Betrayal Legacy takes the concept of the original betrayal game, exploring a haunted mansion, and adds permanent changes and a multi-game story arc that define the Legacy concept. At Pax Unplugged it was announced that the new game will feature a prologue and a thirteen-chapter story that will take place over multiple decades. Players will represent members of a specific family, with some characters aging within the story arc and possible family descendants making appearances.
Betrayal Legacy is a semi-cooperative campaign board game that tells an overarching story of the House on the Hill incorporating the actions and choices of the players. Over the course of the campaign, the game is permanently altered until players are left with a fully customizable, re-playable board game version of the critically-acclaimed Betrayal at House on the Hill. Betrayal Legacy is a stand-alone experience designed in partnership with Avalon Hill and award-winning legacy designer, Rob Daviau. Fans of the original Betrayal at House on the Hill will enjoy this fresh take on the classic game, however, no previous experience is necessary to play. Even players new to the brand can jump in, explore, and affect the spooky history of the legendary House on the Hill.
Betrayal Legacy marries the concept of Betrayal at House on the Hill — exploring a haunted mansion — with the permanency and multi-game storytelling exhibited by Daviau's Risk Legacy and other legacy games that followed. Betrayal Legacy consists of a prologue and a thirteen-chapter story that takes place over decades. Players represent families, with specific members of a family participating in one story, then perhaps an older version of those characters (assuming they lived) or their descendants showing up in later stories.
Why would people keep exploring a haunted mansion for decade after decade, especially when horrible things happen there? Curiosity, I suppose, or perhaps an ignorant boldness that comes from the belief that we know better than those who have come before. Look at all that we've learned, marvel at the tools we have at hand! Surely we'll all exit safely this time...
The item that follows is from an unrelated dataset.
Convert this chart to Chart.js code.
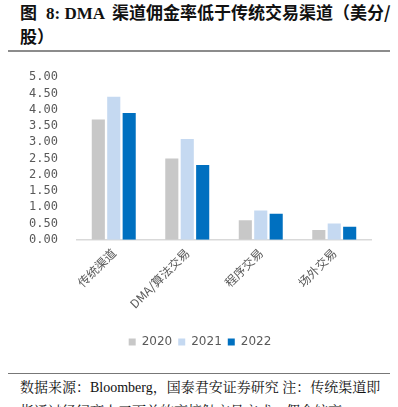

As with other Betrayal titles, the game is narratively-driven, with elements that record the history of your specific games. The tools mentioned earlier, for example, become attached to specific families. This isn't just a bucket; it's my bucket, the one my grandpappy used to feed his family's pigs when he was a boy, and while you can certainly use that bucket, I know how to wield it best from the time he spent teaching me how to slop. Yes, it's an heirloom bucket, and when kept in the family, I get a bonus for using it.